I got to mention respectfully to Moore this tease: Yesterday I was talking to a man who reminded me of Michael Moore to a "T"!

He was in partnership with a landscaper Mennonite Milk Farmer. I went to see him about flat stones on pallets. I was needing flat quarried stones for a landscape walkway etc.,

The chubby guy's not a Mennonite. When the Mennonite's wife of the dairy farmer gets involved via telephone conversations and the question is asked, "Who did you talk to to when discussing the stone pallets?" The response is often whether the lean straw hat Mennonite (her husband) or the fat non-Mennonite with most his teeth missing was down at the Stone Business farm-section on a particular day? All Mennonites look the same and the fat non-Mennonite is so funny. The fat stone man refers to himself as the Fat Stone Man. I'm not teasing about lost front teeth.

He (the fat Stone non-Mennonite Landscaper) is delivering two-stone pallets of flat stones here today at the Loon Bin Section 8 farm!

He tells dirty Mennonite jokes.

Michael Moore ain't a Masonite?

Saturday, December 22, 2007 03:40 AM

A little confusing but not a bad clip

This clip starts us off with the expectation that we'll be hearing about 5 films. But then they only talk about 4 films, "Sicko," "Lake of Fire," "No End in Sight" and "Taxi to the Dark Side."

I agree with the previous poster that this subject merits more than the fast-talking 3 minutes of this clip. They rush through their discussion, and this becomes a noticeable problem when discussing the director of "Lake of Fire," Tony Kaye (sp?). They mention that he has butted heads with people in Hollywood, but we get no sense of what he actually did to piss people off.

O'Hehir is a little off in framing "Taxi to the Dark Side" as if it's about the Iraq war. The movie centers around an incident that occurred in Afghanistan.

From what I hear, all of the above are excellent, though "Sicko" is probably the least journalistically clean, being as much polemic as presenter of facts. I am almost inclined to believe that Moore will be denied the Oscar for the simple reason of keeping him from embarrassing everybody during his acceptance speech.

I am not into making horse-race Oscar predictions, but I think a vote for "No End in Sight" will be viewed as a vote against Bush and the Iraq war. So depending on their political mood, the Academy might make their decision on that basis.

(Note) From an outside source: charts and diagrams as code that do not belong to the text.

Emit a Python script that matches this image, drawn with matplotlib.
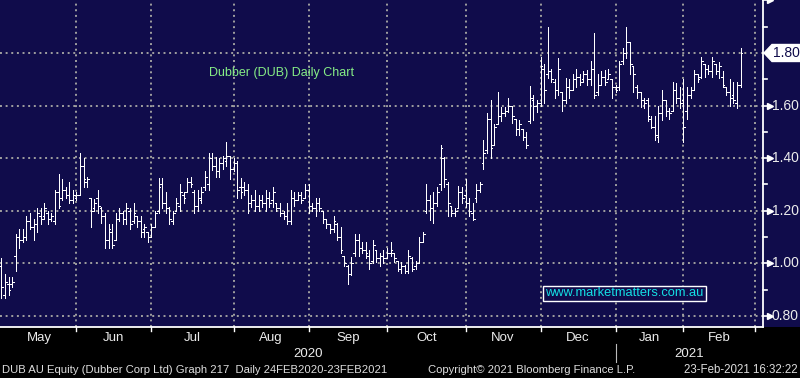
import numpy as np
import pandas as pd
import matplotlib.pyplot as plt
from matplotlib.patches import Polygon, Rectangle
from matplotlib.transforms import blended_transform_factory

# DUB daily bars, 1 May 2020 - 23 Feb 2021 (ASX trading days)
holidays = ["2020-06-08", "2020-12-25", "2020-12-28", "2021-01-01", "2021-01-26"]
dates = pd.bdate_range("2020-05-01", "2021-02-23")
dates = dates[~dates.isin(pd.to_datetime(holidays))]

opens = [0.99, 0.88, 0.92, 0.92, 1.03, 1.10, 1.09, 1.10, 1.16, 1.14,
         1.15, 1.18, 1.18, 1.19, 1.17, 1.16, 1.27, 1.25, 1.28, 1.26,
         1.24, 1.25, 1.26, 1.37, 1.31, 1.25, 1.21, 1.25, 1.21, 1.18,
         1.09, 1.12, 1.09, 1.17, 1.19, 1.17, 1.20, 1.16, 1.18, 1.16,
         1.13, 1.12, 1.10, 1.14, 1.20, 1.30, 1.23, 1.21, 1.16, 1.20,
         1.22, 1.26, 1.27, 1.31, 1.27, 1.22, 1.24, 1.29, 1.30, 1.40,
         1.37, 1.35, 1.38, 1.39, 1.41, 1.36, 1.38, 1.29, 1.29, 1.28,
         1.23, 1.24, 1.22, 1.24, 1.23, 1.25, 1.24, 1.23, 1.21, 1.19,
         1.18, 1.16, 1.25, 1.24, 1.26, 1.25, 1.28, 1.22, 1.21, 1.23,
         1.20, 1.17, 1.15, 1.13, 1.15, 1.10, 1.03, 0.99, 0.96, 1.04,
         1.09, 1.06, 1.05, 1.03, 1.01, 1.05, 1.02, 1.03, 1.02, 1.04,
         1.04, 1.01, 0.98, 0.99, 0.97, 1.02, 0.99, 1.00, 1.08, 1.20,
         1.24, 1.21, 1.23, 1.30, 1.40, 1.30, 1.22, 1.19, 1.21, 1.27,
         1.26, 1.23, 1.19, 1.25, 1.28, 1.38, 1.43, 1.55, 1.45, 1.53,
         1.56, 1.57, 1.58, 1.60, 1.55, 1.51, 1.51, 1.48, 1.54, 1.62,
         1.60, 1.61, 1.74, 1.72, 1.73, 1.69, 1.66, 1.65, 1.62, 1.67,
         1.66, 1.70, 1.71, 1.70, 1.72, 1.70, 1.74, 1.65, 1.68, 1.71,
         1.70, 1.70, 1.67, 1.67, 1.77, 1.80, 1.84, 1.75, 1.67, 1.65,
         1.62, 1.62, 1.55, 1.52, 1.48, 1.57, 1.62, 1.58, 1.58, 1.66,
         1.63, 1.62, 1.58, 1.64, 1.66, 1.72, 1.71, 1.76, 1.74, 1.73,
         1.76, 1.73, 1.71, 1.67, 1.65, 1.64, 1.61, 1.68]
highs = [1.02, 0.96, 0.95, 0.95, 1.11, 1.13, 1.13, 1.18, 1.19, 1.17,
         1.21, 1.21, 1.23, 1.20, 1.19, 1.28, 1.34, 1.32, 1.29, 1.31,
         1.28, 1.27, 1.42, 1.40, 1.33, 1.25, 1.245, 1.28, 1.215, 1.19,
         1.15, 1.15, 1.19, 1.21, 1.20, 1.23, 1.21, 1.23, 1.18, 1.18,
         1.15, 1.12, 1.15, 1.20, 1.325, 1.325, 1.27, 1.215, 1.20, 1.25,
         1.30, 1.27, 1.325, 1.33, 1.28, 1.28, 1.29, 1.35, 1.42, 1.42,
         1.405, 1.40, 1.41, 1.46, 1.41, 1.40, 1.39, 1.325, 1.31, 1.30,
         1.26, 1.28, 1.26, 1.26, 1.28, 1.27, 1.29, 1.23, 1.23, 1.20,
         1.23, 1.28, 1.27, 1.27, 1.27, 1.30, 1.30, 1.23, 1.25, 1.25,
         1.20, 1.17, 1.15, 1.18, 1.155, 1.14, 1.03, 0.995, 1.025, 1.11,
         1.11, 1.08, 1.08, 1.05, 1.09, 1.05, 1.04, 1.05, 1.06, 1.08,
         1.04, 1.01, 1.005, 0.995, 1.05, 1.025, 1.01, 1.10, 1.12, 1.30,
         1.26, 1.27, 1.29, 1.45, 1.405, 1.31, 1.22, 1.21, 1.295, 1.29,
         1.32, 1.25, 1.23, 1.30, 1.31, 1.47, 1.57, 1.62, 1.53, 1.65,
         1.595, 1.595, 1.63, 1.60, 1.55, 1.545, 1.51, 1.50, 1.675, 1.64,
         1.62, 1.785, 1.76, 1.90, 1.74, 1.70, 1.78, 1.65, 1.705, 1.70,
         1.72, 1.74, 1.72, 1.73, 1.735, 1.77, 1.875, 1.72, 1.73, 1.735,
         1.74, 1.70, 1.68, 1.77, 1.82, 1.90, 1.84, 1.75, 1.68, 1.65,
         1.63, 1.63, 1.56, 1.56, 1.60, 1.66, 1.62, 1.59, 1.69, 1.685,
         1.67, 1.70, 1.67, 1.67, 1.735, 1.72, 1.785, 1.76, 1.755, 1.785,
         1.76, 1.765, 1.73, 1.67, 1.70, 1.69, 1.69, 1.82]
lows = [0.87, 0.87, 0.88, 0.91, 0.97, 1.06, 1.08, 1.09, 1.13, 1.09,
        1.12, 1.15, 1.17, 1.15, 1.16, 1.15, 1.21, 1.24, 1.25, 1.23,
        1.23, 1.24, 1.26, 1.29, 1.29, 1.14, 1.20, 1.19, 1.155, 1.06,
        1.06, 1.06, 1.09, 1.16, 1.15, 1.15, 1.13, 1.155, 1.14, 1.10,
        1.10, 1.08, 1.10, 1.14, 1.19, 1.21, 1.19, 1.15, 1.15, 1.20,
        1.20, 1.23, 1.27, 1.29, 1.19, 1.20, 1.23, 1.28, 1.28, 1.355,
        1.33, 1.33, 1.36, 1.37, 1.32, 1.35, 1.25, 1.25, 1.26, 1.19,
        1.215, 1.20, 1.20, 1.215, 1.20, 1.215, 1.215, 1.20, 1.18, 1.17,
        1.15, 1.15, 1.22, 1.24, 1.23, 1.25, 1.19, 1.20, 1.18, 1.20,
        1.155, 1.135, 1.115, 1.12, 1.09, 1.04, 0.99, 0.92, 0.955, 1.03,
        1.03, 1.04, 1.02, 0.98, 1.00, 1.005, 0.99, 1.00, 1.02, 1.03,
        1.005, 0.97, 0.965, 0.965, 0.965, 0.97, 0.98, 1.00, 1.08, 1.19,
        1.165, 1.155, 1.22, 1.28, 1.29, 1.18, 1.18, 1.18, 1.21, 1.23,
        1.215, 1.18, 1.165, 1.235, 1.27, 1.36, 1.42, 1.40, 1.45, 1.53,
        1.54, 1.56, 1.575, 1.535, 1.49, 1.49, 1.47, 1.44, 1.535, 1.545,
        1.575, 1.60, 1.61, 1.705, 1.69, 1.63, 1.64, 1.58, 1.61, 1.63,
        1.66, 1.67, 1.68, 1.69, 1.68, 1.68, 1.63, 1.64, 1.68, 1.68,
        1.70, 1.63, 1.65, 1.66, 1.76, 1.78, 1.72, 1.65, 1.63, 1.595,
        1.59, 1.54, 1.515, 1.47, 1.46, 1.545, 1.56, 1.55, 1.58, 1.61,
        1.59, 1.46, 1.55, 1.63, 1.66, 1.69, 1.705, 1.71, 1.72, 1.71,
        1.72, 1.705, 1.67, 1.64, 1.60, 1.61, 1.59, 1.67]
closes = [0.91, 0.93, 0.90, 0.93, 1.10, 1.09, 1.10, 1.16, 1.14, 1.15,
          1.19, 1.17, 1.21, 1.17, 1.18, 1.27, 1.22, 1.28, 1.26, 1.24,
          1.26, 1.26, 1.37, 1.32, 1.32, 1.20, 1.23, 1.22, 1.18, 1.09,
          1.13, 1.07, 1.17, 1.19, 1.17, 1.21, 1.15, 1.19, 1.16, 1.12,
          1.14, 1.10, 1.14, 1.19, 1.29, 1.23, 1.21, 1.17, 1.19, 1.23,
          1.27, 1.25, 1.31, 1.30, 1.22, 1.25, 1.27, 1.33, 1.40, 1.37,
          1.35, 1.38, 1.40, 1.41, 1.36, 1.38, 1.28, 1.27, 1.28, 1.23,
          1.24, 1.22, 1.24, 1.23, 1.25, 1.23, 1.27, 1.21, 1.19, 1.18,
          1.16, 1.25, 1.24, 1.26, 1.24, 1.28, 1.22, 1.21, 1.23, 1.21,
          1.17, 1.15, 1.13, 1.16, 1.10, 1.05, 1.00, 0.96, 1.00, 1.09,
          1.06, 1.05, 1.04, 1.00, 1.07, 1.02, 1.03, 1.02, 1.04, 1.05,
          1.02, 0.98, 0.99, 0.97, 1.03, 0.98, 1.00, 1.08, 1.11, 1.24,
          1.21, 1.23, 1.27, 1.44, 1.32, 1.23, 1.19, 1.20, 1.27, 1.25,
          1.23, 1.20, 1.17, 1.28, 1.30, 1.42, 1.55, 1.44, 1.52, 1.56,
          1.57, 1.58, 1.60, 1.56, 1.51, 1.53, 1.48, 1.45, 1.63, 1.60,
          1.61, 1.75, 1.66, 1.73, 1.70, 1.66, 1.74, 1.62, 1.67, 1.66,
          1.70, 1.71, 1.69, 1.72, 1.70, 1.74, 1.64, 1.68, 1.71, 1.69,
          1.72, 1.67, 1.66, 1.76, 1.80, 1.84, 1.76, 1.72, 1.65, 1.62,
          1.61, 1.56, 1.52, 1.49, 1.57, 1.62, 1.58, 1.57, 1.66, 1.63,
          1.61, 1.52, 1.64, 1.66, 1.72, 1.70, 1.77, 1.74, 1.73, 1.77,
          1.73, 1.75, 1.68, 1.65, 1.63, 1.62, 1.68, 1.80]

month_names = ["May", "Jun", "Jul", "Aug", "Sep", "Oct", "Nov", "Dec", "Jan", "Feb"]
price_ticks = [0.80, 1.00, 1.20, 1.40, 1.60, 1.80]
minor_ticks = [0.90, 1.10, 1.30, 1.50, 1.70, 1.90]
last_price = 1.80

NAVY = "#100c4b"
GRID = "#a0a0a0"
FONT = "Liberation Sans"
LABEL = "#ececec"

x = np.arange(len(dates))

# first trading day of each month, plus 1 Mar 2021 (3 more trading days after 23 Feb)
month_key = dates.year * 12 + dates.month
starts = [0] + [i for i in range(1, len(dates)) if month_key[i] != month_key[i - 1]]
bounds = starts + [len(dates) + 3]

fig = plt.figure(figsize=(8, 3.78), dpi=100, facecolor=NAVY)
band = Rectangle((0, 0), 1, 51 / 378, transform=fig.transFigure,
                 facecolor="black", edgecolor="none", zorder=-10)
fig.patches.append(band)
ax = fig.add_axes([0, 51 / 378, 763 / 800, 327 / 378], facecolor=NAVY)
ax.set_zorder(1)
ax.set_xlim(-0.42, 213.3)
ax.set_ylim(2.0015 - 327 / 263, 2.0015)
ax.set_xticks([])
ax.set_yticks([])
for s in ["top", "left"]:
    ax.spines[s].set_visible(False)
for s in ["right", "bottom"]:
    ax.spines[s].set_color("white")
    ax.spines[s].set_linewidth(1.3)

for v in price_ticks:
    ax.axhline(v, color=GRID, lw=1.4, ls=(0, (1.0, 1.9)), zorder=1)
for b in bounds[1:]:
    ax.axvline(b, color=GRID, lw=1.4, ls=(0, (1.0, 1.9)), zorder=1)

# OHLC bars
bar_kw = dict(color="white", lw=0.6, zorder=3, antialiased=False)
ax.vlines(x, lows, highs, **bar_kw)
ax.hlines(opens, x - 0.5, x, **bar_kw)
ax.hlines(closes, x, x + 0.5, **bar_kw)

# right axis ticks and labels
ty = blended_transform_factory(ax.transAxes, ax.transData)
px = 1 / 763
for v in price_ticks + [2.0]:
    ax.plot([1, 1 + 5 * px], [v, v], color="white", lw=1.2, transform=ty, clip_on=False)
    ax.plot([1 + 7 * px], [v], marker=">", ms=5, color="white", mec="white",
            transform=ty, clip_on=False)
for v in minor_ticks:
    ax.plot([1, 1 + 4 * px], [v, v], color="white", lw=1.2, transform=ty, clip_on=False)
for v in price_ticks:
    if v == last_price:
        continue
    ax.text(1 + 9 * px, v, f"{v:.2f}", transform=ty, ha="left", va="center",
            color=LABEL, fontsize=10, family=FONT, clip_on=False)

h = 8.5 / 263
tag = Polygon([(1 + 1 * px, last_price), (1 + 9 * px, last_price + h),
               (800 / 763, last_price + h), (800 / 763, last_price - h),
               (1 + 9 * px, last_price - h)], closed=True, transform=ty,
              facecolor="white", edgecolor="white", clip_on=False, zorder=5)
ax.add_patch(tag)
ax.text(1 + 10 * px, last_price, f"{last_price:.2f}", transform=ty, ha="left",
        va="center", color=NAVY, fontsize=10, family=FONT, clip_on=False, zorder=6)

# bottom axis: month ticks, labels, years
tx = blended_transform_factory(ax.transData, ax.transAxes)
py = 1 / 327
for b in bounds[1:]:
    ax.plot([b, b], [0, -4 * py], color="white", lw=1.0, transform=tx, clip_on=False)
for name, a, b in zip(month_names, bounds[:-1], bounds[1:]):
    ax.text((a + b) / 2, -11 * py, name, transform=tx, ha="center", va="center",
            color=LABEL, fontsize=9.5, family=FONT, clip_on=False)
jan = bounds[8]
ax.text(jan / 2, -27 * py, "2020", transform=tx, ha="center", va="center",
        color=LABEL, fontsize=9.5, family=FONT, clip_on=False)
ax.text((jan + 213.3) / 2, -27 * py, "2021", transform=tx, ha="center", va="center",
        color=LABEL, fontsize=9.5, family=FONT, clip_on=False)
ax.plot([jan, jan], [-17 * py, -35 * py], color="#bbbbbb", lw=0.8, transform=tx,
        clip_on=False)

# title and watermark
ax.text(209 / 763, 1 - 73 / 327, "Dubber (DUB) Daily Chart", transform=ax.transAxes,
        ha="left", va="center", color="#86ee86", fontsize=9, family=FONT)
ax.text(624.5 / 763, 1 - 293.5 / 327, "www.marketmatters.com.au", transform=ax.transAxes,
        ha="center", va="center", color="#14e0e4", fontsize=9.3, family=FONT,
        bbox=dict(boxstyle="square,pad=0.15", facecolor=NAVY, edgecolor="white", lw=1))

# footer
fy = 1 - 370 / 378
fig.text(2 / 800, fy, "DUB AU Equity (Dubber Corp Ltd) Graph 217  Daily 24FEB2020-23FEB2021",
         ha="left", va="center", color="#dddddd", fontsize=8.1, family=FONT)
fig.text(428 / 800, fy, "Copyright\u00a9 2021 Bloomberg Finance L.P.",
         ha="left", va="center", color="#dddddd", fontsize=8.1, family=FONT)
fig.text(798 / 800, fy, "23-Feb-2021 16:32:22",
         ha="right", va="center", color="#dddddd", fontsize=8.3, family=FONT)

fig.savefig("out.png", dpi=100, facecolor=NAVY)
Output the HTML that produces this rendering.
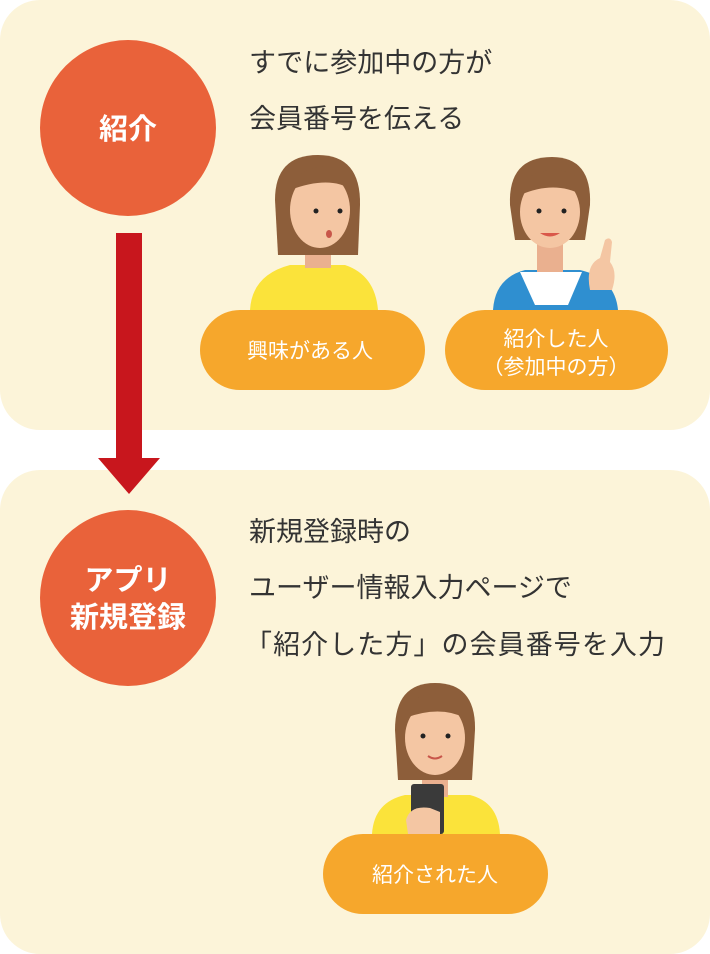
<!DOCTYPE html>
<html><head><meta charset="utf-8"><style>
body{margin:0;background:#fff;}
svg{display:block}
text{font-family:"Liberation Sans","Noto Sans CJK JP",sans-serif;}
</style></head><body>
<svg width="710" height="954" viewBox="0 0 710 954" xmlns="http://www.w3.org/2000/svg">
<rect x="0" y="0" width="710" height="430" rx="40" fill="#fcf4d9"/>
<rect x="0" y="470" width="710" height="484" rx="40" fill="#fcf4d9"/>
<rect x="116" y="233" width="26" height="227" fill="#c8161d"/>
<polygon points="98,458 160,458 129,494" fill="#c8161d"/>
<circle cx="128" cy="128" r="88" fill="#e9623a"/>
<text x="128" y="139" text-anchor="middle" font-size="29" font-weight="bold" fill="#fff">紹介</text>
<circle cx="128" cy="598" r="88" fill="#e9623a"/>
<text x="128" y="590" text-anchor="middle" font-size="29" font-weight="bold" fill="#fff">アプリ</text>
<text x="128" y="627" text-anchor="middle" font-size="29" font-weight="bold" fill="#fff">新規登録</text>
<g font-size="27" fill="#333">
<text x="249" y="72">すでに参加中の方が</text>
<text x="249" y="128">会員番号を伝える</text>
<text x="249" y="541">新規登録時の</text>
<text x="249" y="597">ユーザー情報入力ページで</text>
<text x="245" y="654" textLength="420">「紹介した方」の会員番号を入力</text>
</g>
<g>
<path d="M250,310 Q252,275 290,265 L345,265 Q375,275 378,310 Z" fill="#fbe33a"/>
<rect x="305" y="240" width="26" height="28" fill="#eab08f"/>
<path d="M275,200 Q275,155 318,155 Q361,155 360,205 L358,255 L278,255 Z" fill="#8d5e3a"/>
<ellipse cx="320" cy="210" rx="30" ry="38" fill="#f4c6a3"/>
<path d="M290,190 Q300,160 345,168 Q352,180 352,190 Q330,175 290,190Z" fill="#8d5e3a"/>
<circle cx="316" cy="211" r="2.5" fill="#222"/><circle cx="340" cy="211" r="2.5" fill="#222"/>
<ellipse cx="329" cy="234" rx="3" ry="4" fill="#c8564a"/>
</g>
<g>
<path d="M493,310 Q495,278 525,270 L580,270 Q615,278 618,310 Z" fill="#2f8fd0"/>
<path d="M520,272 L582,272 L568,305 L535,305 Z" fill="#fff"/>
<rect x="537" y="240" width="26" height="32" fill="#eab08f"/>
<path d="M510,205 Q508,157 552,157 Q592,157 590,205 L585,240 L515,240 Z" fill="#8d5e3a"/>
<ellipse cx="550" cy="212" rx="30" ry="36" fill="#f4c6a3"/>
<path d="M520,195 Q525,168 560,170 Q585,175 582,195 Q555,180 520,195Z" fill="#8d5e3a"/>
<circle cx="539" cy="211" r="2.5" fill="#222"/><circle cx="564" cy="211" r="2.5" fill="#222"/>
<path d="M540,233 Q550,240 560,233 Z" fill="#d9584a"/>
<path d="M590,290 Q585,265 600,258 L605,240 Q610,236 612,242 L610,262 Q618,272 612,290 Z" fill="#f4c6a3"/>
</g>
<g>
<path d="M372,834 Q374,802 405,795 L470,795 Q498,802 500,834 Z" fill="#fbe33a"/>
<rect x="422" y="762" width="26" height="35" fill="#eab08f"/>
<path d="M395,730 Q395,683 435,683 Q476,683 475,730 L472,780 L398,780 Z" fill="#8d5e3a"/>
<ellipse cx="435" cy="738" rx="30" ry="37" fill="#f4c6a3"/>
<path d="M405,718 Q410,692 440,694 Q465,698 465,718 Q440,705 405,718Z" fill="#8d5e3a"/>
<circle cx="423" cy="736" r="2.5" fill="#222"/><circle cx="448" cy="736" r="2.5" fill="#222"/>
<path d="M428,756 Q435,761 442,756" stroke="#c8564a" stroke-width="2" fill="none"/>
<rect x="411" y="784" width="33" height="50" rx="3" fill="#3a3a3a"/>
<path d="M406,820 Q410,805 430,808 L440,812 L440,834 L408,834 Z" fill="#f4c6a3"/>
</g>
<g fill="#f6a72c">
<rect x="200" y="310" width="225" height="80" rx="40"/>
<rect x="445" y="310" width="223" height="80" rx="40"/>
<rect x="323" y="834" width="225" height="80" rx="40"/>
</g>
<g font-size="21" fill="#fff" text-anchor="middle">
<text x="310" y="358">興味がある人</text>
<text x="556" y="346">紹介した人</text>
<text x="556" y="374">（参加中の方）</text>
<text x="435" y="882">紹介された人</text>
</g>
</svg>
</body></html>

One other problem with an Iraq-based documentary is the fact that there are several other very good Iraq documentaries that have come out in the past couple years. (There were two nominees last year and they apparently cancelled each other out.)

The abortion film, though undoubtedly thorough and interesting, will probably be overlooked by virtue of being 3 hours long and among the least-distributed of the lot.

"Taxi to the Darkside" sounds like one of the best. Another potential nominee that I hear is good is "The Devil Came on Horseback."

It's too bad the producers of the "Frontline" series can't be nominated, because that series is required viewing for anybody who likes good, clear documentaries.

I am nuts for documentaries but I find that they are woefully under-distributed, and even when they do come to theaters they don't tend to stick around long (Michael Moore's films and "An Inconvenient Truth" being notable exceptions).

My method is to stack them throughout my Netflix queue, usually putting one documentary for every 5 other films. This sometimes results in strange movie-viewing transitions, such as watching "Death at a Funeral" followed by a documentary about methamphetamine followed by "Inland Empire," but what are ya gonna do?

Saturday, December 22, 2007 12:44 PM

More than the political to consider

Personally, I loved the innovative "Into the Silence," which explored monastic life heretofore hidden from public view.

Sunday, December 23, 2007 12:04 AM

Michael Moore's Sicko

America! Wake up to this true hero Michael Moore. Mr. Moore

continues taking on subjects others either are not smart enough to take on or simply do not really care to take on.

Health Care, like the environment, must be tackled before the Earth and then "We The People" beocme too sick to care for ourselves. Michael Moore points a finger directing our attention back to ourselves. Listen up America it is not about red state blue state its about flatline.

Bravo Michael Moore. Thank You Paul Revere.